▶ Input

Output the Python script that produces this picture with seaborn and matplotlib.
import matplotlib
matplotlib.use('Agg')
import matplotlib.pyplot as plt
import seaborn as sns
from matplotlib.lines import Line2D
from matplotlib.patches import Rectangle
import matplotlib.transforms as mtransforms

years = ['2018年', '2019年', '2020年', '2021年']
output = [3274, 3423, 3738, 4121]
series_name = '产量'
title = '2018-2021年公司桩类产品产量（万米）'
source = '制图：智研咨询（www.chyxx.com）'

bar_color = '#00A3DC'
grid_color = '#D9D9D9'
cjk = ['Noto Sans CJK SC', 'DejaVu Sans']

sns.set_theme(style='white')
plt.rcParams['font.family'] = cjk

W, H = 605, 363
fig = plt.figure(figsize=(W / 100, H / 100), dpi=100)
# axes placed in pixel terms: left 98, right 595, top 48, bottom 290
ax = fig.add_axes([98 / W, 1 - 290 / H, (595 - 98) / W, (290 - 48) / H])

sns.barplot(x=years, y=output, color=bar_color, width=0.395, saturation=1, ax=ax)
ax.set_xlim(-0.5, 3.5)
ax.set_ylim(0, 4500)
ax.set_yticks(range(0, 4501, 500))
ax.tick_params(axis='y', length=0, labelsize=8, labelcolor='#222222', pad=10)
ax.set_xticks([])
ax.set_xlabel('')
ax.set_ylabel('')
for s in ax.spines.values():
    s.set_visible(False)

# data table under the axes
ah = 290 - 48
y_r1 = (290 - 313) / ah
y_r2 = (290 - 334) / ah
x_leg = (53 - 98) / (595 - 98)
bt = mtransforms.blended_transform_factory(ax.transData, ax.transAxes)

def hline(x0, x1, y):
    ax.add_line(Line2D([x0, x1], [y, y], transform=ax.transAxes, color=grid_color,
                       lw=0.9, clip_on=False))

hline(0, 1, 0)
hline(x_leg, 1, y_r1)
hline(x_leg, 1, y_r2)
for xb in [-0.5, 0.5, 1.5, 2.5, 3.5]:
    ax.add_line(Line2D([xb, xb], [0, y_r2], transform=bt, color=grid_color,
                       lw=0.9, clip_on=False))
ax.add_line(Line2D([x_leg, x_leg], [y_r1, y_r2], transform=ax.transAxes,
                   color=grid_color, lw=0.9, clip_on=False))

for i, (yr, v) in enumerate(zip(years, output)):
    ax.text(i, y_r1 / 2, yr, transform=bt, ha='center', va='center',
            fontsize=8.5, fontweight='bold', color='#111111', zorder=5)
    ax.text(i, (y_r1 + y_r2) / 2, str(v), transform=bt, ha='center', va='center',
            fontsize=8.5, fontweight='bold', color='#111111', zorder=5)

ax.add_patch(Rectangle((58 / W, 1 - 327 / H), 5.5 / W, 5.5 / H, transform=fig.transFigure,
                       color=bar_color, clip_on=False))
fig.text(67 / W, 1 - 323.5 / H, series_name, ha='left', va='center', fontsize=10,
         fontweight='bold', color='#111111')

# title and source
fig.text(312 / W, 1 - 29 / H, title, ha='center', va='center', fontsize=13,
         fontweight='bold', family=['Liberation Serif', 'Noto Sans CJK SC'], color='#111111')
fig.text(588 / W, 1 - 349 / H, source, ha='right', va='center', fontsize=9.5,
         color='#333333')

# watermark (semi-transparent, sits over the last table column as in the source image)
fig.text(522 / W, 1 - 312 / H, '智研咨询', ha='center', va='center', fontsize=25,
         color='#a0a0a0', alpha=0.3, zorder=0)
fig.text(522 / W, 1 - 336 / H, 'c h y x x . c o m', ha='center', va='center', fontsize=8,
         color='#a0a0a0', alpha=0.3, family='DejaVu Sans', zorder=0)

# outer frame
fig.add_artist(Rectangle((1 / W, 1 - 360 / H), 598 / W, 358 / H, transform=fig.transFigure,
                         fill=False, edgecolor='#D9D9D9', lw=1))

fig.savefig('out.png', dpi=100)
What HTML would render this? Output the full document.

▶ Required work
Quote all the records. Keep every word exact.

▶ Written response
Output the Python script that produces this picture with seaborn and matplotlib.
import matplotlib
matplotlib.use('Agg')
import matplotlib.pyplot as plt
import seaborn as sns
from matplotlib.lines import Line2D
from matplotlib.patches import Rectangle
import matplotlib.transforms as mtransforms

years = ['2018年', '2019年', '2020年', '2021年']
output = [3274, 3423, 3738, 4121]
series_name = '产量'
title = '2018-2021年公司桩类产品产量（万米）'
source = '制图：智研咨询（www.chyxx.com）'

bar_color = '#00A3DC'
grid_color = '#D9D9D9'
cjk = ['Noto Sans CJK SC', 'DejaVu Sans']

sns.set_theme(style='white')
plt.rcParams['font.family'] = cjk

W, H = 605, 363
fig = plt.figure(figsize=(W / 100, H / 100), dpi=100)
# axes placed in pixel terms: left 98, right 595, top 48, bottom 290
ax = fig.add_axes([98 / W, 1 - 290 / H, (595 - 98) / W, (290 - 48) / H])

sns.barplot(x=years, y=output, color=bar_color, width=0.395, saturation=1, ax=ax)
ax.set_xlim(-0.5, 3.5)
ax.set_ylim(0, 4500)
ax.set_yticks(range(0, 4501, 500))
ax.tick_params(axis='y', length=0, labelsize=8, labelcolor='#222222', pad=10)
ax.set_xticks([])
ax.set_xlabel('')
ax.set_ylabel('')
for s in ax.spines.values():
    s.set_visible(False)

# data table under the axes
ah = 290 - 48
y_r1 = (290 - 313) / ah
y_r2 = (290 - 334) / ah
x_leg = (53 - 98) / (595 - 98)
bt = mtransforms.blended_transform_factory(ax.transData, ax.transAxes)

def hline(x0, x1, y):
    ax.add_line(Line2D([x0, x1], [y, y], transform=ax.transAxes, color=grid_color,
                       lw=0.9, clip_on=False))

hline(0, 1, 0)
hline(x_leg, 1, y_r1)
hline(x_leg, 1, y_r2)
for xb in [-0.5, 0.5, 1.5, 2.5, 3.5]:
    ax.add_line(Line2D([xb, xb], [0, y_r2], transform=bt, color=grid_color,
                       lw=0.9, clip_on=False))
ax.add_line(Line2D([x_leg, x_leg], [y_r1, y_r2], transform=ax.transAxes,
                   color=grid_color, lw=0.9, clip_on=False))

for i, (yr, v) in enumerate(zip(years, output)):
    ax.text(i, y_r1 / 2, yr, transform=bt, ha='center', va='center',
            fontsize=8.5, fontweight='bold', color='#111111', zorder=5)
    ax.text(i, (y_r1 + y_r2) / 2, str(v), transform=bt, ha='center', va='center',
            fontsize=8.5, fontweight='bold', color='#111111', zorder=5)

ax.add_patch(Rectangle((58 / W, 1 - 327 / H), 5.5 / W, 5.5 / H, transform=fig.transFigure,
                       color=bar_color, clip_on=False))
fig.text(67 / W, 1 - 323.5 / H, series_name, ha='left', va='center', fontsize=10,
         fontweight='bold', color='#111111')

# title and source
fig.text(312 / W, 1 - 29 / H, title, ha='center', va='center', fontsize=13,
         fontweight='bold', family=['Liberation Serif', 'Noto Sans CJK SC'], color='#111111')
fig.text(588 / W, 1 - 349 / H, source, ha='right', va='center', fontsize=9.5,
         color='#333333')

# watermark (semi-transparent, sits over the last table column as in the source image)
fig.text(522 / W, 1 - 312 / H, '智研咨询', ha='center', va='center', fontsize=25,
         color='#a0a0a0', alpha=0.3, zorder=0)
fig.text(522 / W, 1 - 336 / H, 'c h y x x . c o m', ha='center', va='center', fontsize=8,
         color='#a0a0a0', alpha=0.3, family='DejaVu Sans', zorder=0)

# outer frame
fig.add_artist(Rectangle((1 / W, 1 - 360 / H), 598 / W, 358 / H, transform=fig.transFigure,
                         fill=False, edgecolor='#D9D9D9', lw=1))

fig.savefig('out.png', dpi=100)
What HTML would render this? Output the full document.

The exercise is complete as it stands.